— DATA PROVIDED —
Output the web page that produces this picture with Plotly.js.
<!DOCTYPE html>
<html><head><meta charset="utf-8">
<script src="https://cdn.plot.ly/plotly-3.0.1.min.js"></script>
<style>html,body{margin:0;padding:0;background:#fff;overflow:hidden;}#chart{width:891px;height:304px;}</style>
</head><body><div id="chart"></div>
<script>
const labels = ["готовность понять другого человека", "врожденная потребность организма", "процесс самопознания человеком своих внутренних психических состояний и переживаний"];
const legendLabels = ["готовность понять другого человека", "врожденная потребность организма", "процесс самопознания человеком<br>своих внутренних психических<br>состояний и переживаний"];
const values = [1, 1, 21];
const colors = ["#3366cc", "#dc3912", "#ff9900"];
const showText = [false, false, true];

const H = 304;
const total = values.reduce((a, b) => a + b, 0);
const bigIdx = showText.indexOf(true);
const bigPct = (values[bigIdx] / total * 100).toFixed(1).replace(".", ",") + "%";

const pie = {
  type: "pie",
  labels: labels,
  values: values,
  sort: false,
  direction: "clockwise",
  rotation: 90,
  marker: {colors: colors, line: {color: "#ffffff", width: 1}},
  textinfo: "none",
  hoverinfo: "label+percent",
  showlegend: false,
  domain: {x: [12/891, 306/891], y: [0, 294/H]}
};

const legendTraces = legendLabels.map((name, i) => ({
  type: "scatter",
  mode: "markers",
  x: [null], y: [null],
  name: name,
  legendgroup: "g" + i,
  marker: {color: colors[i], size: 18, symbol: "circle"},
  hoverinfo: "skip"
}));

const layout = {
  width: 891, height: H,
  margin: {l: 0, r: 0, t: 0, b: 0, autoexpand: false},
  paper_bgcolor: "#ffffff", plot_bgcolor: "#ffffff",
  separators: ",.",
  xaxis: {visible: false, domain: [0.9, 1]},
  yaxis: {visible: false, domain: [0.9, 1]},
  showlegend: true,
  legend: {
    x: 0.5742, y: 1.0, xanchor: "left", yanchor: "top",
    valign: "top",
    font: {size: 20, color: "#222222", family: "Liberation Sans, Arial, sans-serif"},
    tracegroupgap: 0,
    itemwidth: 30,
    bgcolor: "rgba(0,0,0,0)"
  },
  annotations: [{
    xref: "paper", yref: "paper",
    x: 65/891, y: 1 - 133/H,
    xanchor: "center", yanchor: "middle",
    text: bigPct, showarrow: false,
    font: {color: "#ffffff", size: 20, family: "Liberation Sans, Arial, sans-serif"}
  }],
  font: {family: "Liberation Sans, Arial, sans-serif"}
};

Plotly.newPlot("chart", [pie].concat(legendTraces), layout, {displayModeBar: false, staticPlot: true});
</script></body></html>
==
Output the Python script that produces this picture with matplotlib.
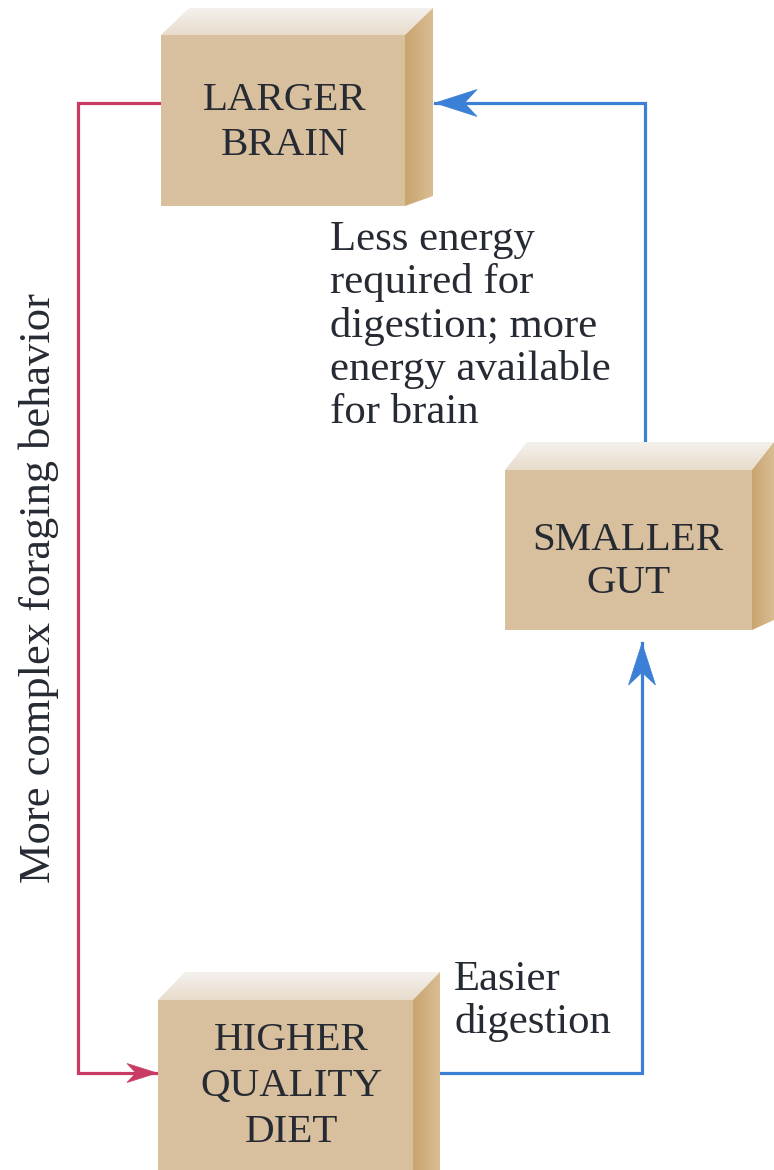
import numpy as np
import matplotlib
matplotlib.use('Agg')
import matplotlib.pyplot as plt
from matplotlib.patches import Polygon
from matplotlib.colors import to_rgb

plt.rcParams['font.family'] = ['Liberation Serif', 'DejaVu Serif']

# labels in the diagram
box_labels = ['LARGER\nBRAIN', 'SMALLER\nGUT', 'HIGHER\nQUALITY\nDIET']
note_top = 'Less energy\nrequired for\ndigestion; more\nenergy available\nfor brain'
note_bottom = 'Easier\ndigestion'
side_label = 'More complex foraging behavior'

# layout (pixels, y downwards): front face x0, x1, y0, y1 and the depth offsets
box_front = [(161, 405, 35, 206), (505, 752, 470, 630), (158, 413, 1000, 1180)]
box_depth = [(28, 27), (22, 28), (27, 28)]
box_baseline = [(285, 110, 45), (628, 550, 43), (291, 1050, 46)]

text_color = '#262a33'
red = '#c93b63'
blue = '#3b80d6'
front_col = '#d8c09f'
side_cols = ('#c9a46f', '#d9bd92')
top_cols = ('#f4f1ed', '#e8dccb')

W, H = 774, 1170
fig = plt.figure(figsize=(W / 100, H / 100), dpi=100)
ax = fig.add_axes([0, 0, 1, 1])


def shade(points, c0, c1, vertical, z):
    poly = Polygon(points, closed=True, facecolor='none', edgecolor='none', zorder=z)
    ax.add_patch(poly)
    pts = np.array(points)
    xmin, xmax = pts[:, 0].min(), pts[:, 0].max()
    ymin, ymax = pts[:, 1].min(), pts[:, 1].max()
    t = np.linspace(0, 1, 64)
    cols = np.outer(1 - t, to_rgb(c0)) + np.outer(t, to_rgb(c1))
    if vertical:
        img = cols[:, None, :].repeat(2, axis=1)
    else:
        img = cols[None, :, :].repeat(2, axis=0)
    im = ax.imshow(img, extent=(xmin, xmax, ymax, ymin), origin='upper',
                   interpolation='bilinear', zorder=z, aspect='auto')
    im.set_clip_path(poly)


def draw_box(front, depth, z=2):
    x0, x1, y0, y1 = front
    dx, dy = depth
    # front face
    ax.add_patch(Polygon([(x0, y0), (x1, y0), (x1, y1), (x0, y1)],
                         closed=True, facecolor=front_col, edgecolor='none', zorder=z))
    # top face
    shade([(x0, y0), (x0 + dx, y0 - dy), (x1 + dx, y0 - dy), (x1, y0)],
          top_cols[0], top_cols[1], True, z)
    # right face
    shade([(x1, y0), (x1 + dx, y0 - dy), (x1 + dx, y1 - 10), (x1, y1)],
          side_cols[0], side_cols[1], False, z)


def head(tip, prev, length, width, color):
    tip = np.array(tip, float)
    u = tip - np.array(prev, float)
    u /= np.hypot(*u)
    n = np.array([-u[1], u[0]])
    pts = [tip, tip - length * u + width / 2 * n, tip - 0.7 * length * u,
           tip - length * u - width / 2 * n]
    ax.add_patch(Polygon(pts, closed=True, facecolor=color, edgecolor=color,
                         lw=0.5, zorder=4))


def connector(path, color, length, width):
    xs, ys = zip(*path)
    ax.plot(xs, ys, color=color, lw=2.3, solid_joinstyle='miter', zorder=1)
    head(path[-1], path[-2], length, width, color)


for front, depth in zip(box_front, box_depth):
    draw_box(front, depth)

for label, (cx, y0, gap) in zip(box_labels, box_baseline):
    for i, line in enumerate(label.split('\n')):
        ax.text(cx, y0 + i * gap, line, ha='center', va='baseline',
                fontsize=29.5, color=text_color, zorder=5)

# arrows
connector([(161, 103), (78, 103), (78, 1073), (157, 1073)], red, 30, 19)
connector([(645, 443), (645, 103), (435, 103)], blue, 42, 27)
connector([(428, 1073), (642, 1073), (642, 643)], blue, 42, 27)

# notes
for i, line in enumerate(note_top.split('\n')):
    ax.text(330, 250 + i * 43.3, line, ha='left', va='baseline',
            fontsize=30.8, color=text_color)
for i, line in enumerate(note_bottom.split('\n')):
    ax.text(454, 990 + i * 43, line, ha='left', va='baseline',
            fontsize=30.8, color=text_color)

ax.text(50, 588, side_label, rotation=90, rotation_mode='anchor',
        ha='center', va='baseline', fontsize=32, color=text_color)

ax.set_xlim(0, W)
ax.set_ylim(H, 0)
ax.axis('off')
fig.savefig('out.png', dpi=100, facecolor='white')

— DESCRIPTION OF THE TASK —
Look above and copy only the lines from the one holding "Output the Python" to the one holding "ax = fig.add_axes([0, 0, 1, 1])", both included, exactly, minus the pictures.

— ANSWER TO THE PROBLEM —
Output the Python script that produces this picture with matplotlib.
import numpy as np
import matplotlib
matplotlib.use('Agg')
import matplotlib.pyplot as plt
from matplotlib.patches import Polygon
from matplotlib.colors import to_rgb

plt.rcParams['font.family'] = ['Liberation Serif', 'DejaVu Serif']

# labels in the diagram
box_labels = ['LARGER\nBRAIN', 'SMALLER\nGUT', 'HIGHER\nQUALITY\nDIET']
note_top = 'Less energy\nrequired for\ndigestion; more\nenergy available\nfor brain'
note_bottom = 'Easier\ndigestion'
side_label = 'More complex foraging behavior'

# layout (pixels, y downwards): front face x0, x1, y0, y1 and the depth offsets
box_front = [(161, 405, 35, 206), (505, 752, 470, 630), (158, 413, 1000, 1180)]
box_depth = [(28, 27), (22, 28), (27, 28)]
box_baseline = [(285, 110, 45), (628, 550, 43), (291, 1050, 46)]

text_color = '#262a33'
red = '#c93b63'
blue = '#3b80d6'
front_col = '#d8c09f'
side_cols = ('#c9a46f', '#d9bd92')
top_cols = ('#f4f1ed', '#e8dccb')

W, H = 774, 1170
fig = plt.figure(figsize=(W / 100, H / 100), dpi=100)
ax = fig.add_axes([0, 0, 1, 1])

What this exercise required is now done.